Thank you for your kindness and support in the last few months as we experienced two losses in our family. It has been a time of grief and change, mourning my beloved mother-in-law, Vera, and our beloved grandmother, Marika, both women of immense heart and commitment to family and society.

If you’d like to learn a little about my grandmother – whose work as a historian and campaigner inspired my love of research – The Guardian published a beautiful obituary, which you can read here.

I’m pleased to say regularly scheduled programming from girl with the golden pen will now resume, and I have so much to share with you – a big win in Lisbon, writing for the screen and Ian Fleming’s advice on hotels.

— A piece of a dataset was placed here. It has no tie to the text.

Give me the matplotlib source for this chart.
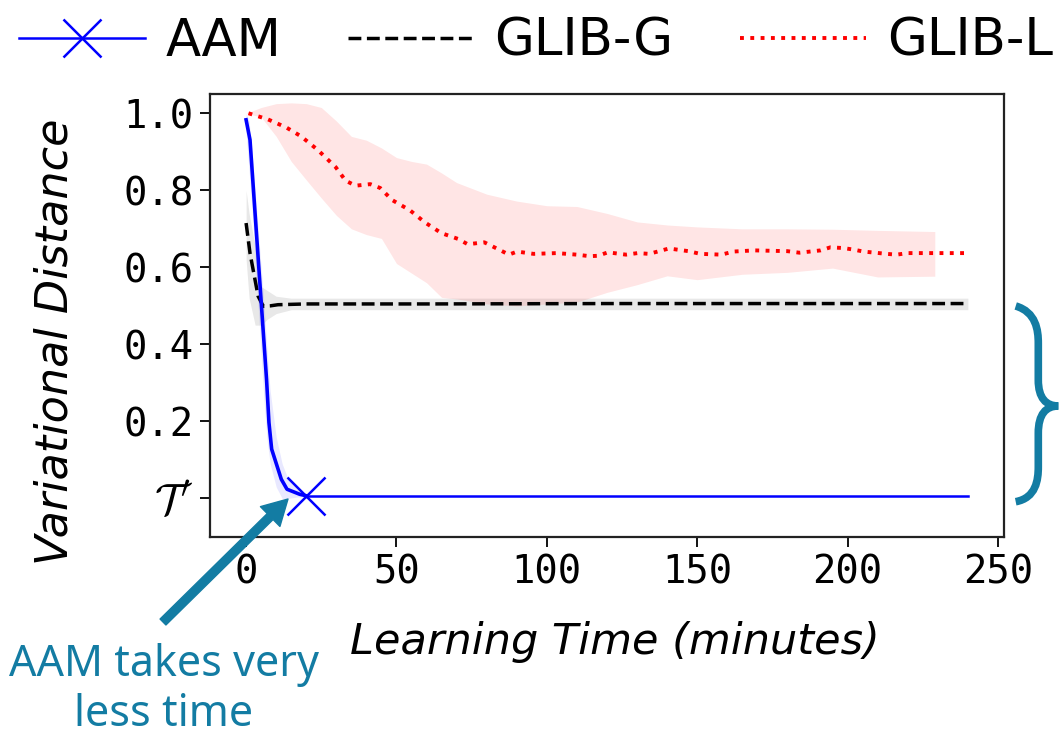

Taking Marika to the London Review Bookshop to see Testament published.

Delivering Double O and celebrating in a hotel fit for James Bond

I am happy (and relieved!) to report that the final manuscript of the third title in the Double O series is now with my publishers. I can’t wait to share it with you in 2026 – I think it’s a fitting end to what has been a life-changing trilogy for me.

How best to celebrate no more edits? A hotel called The Editory! Which is exactly what my husband Nick arranged as a surprise on our impromptu visit to Lisbon, booked after Arsenal Women reached the final of the Champions League. The Editory is a stunning new hotel carved from a waterfront monastery-turned-railway station.

The Editory, Lisbon

As Ian Fleming writes:

When in doubt, Bond always chose the station hotels. They were adequate and it was better than even chances that the buffet de la Gare would be excellent. And at the station one could hear the heartbeat of the town. The night-sounds of the trains were full of its tragedy and romance.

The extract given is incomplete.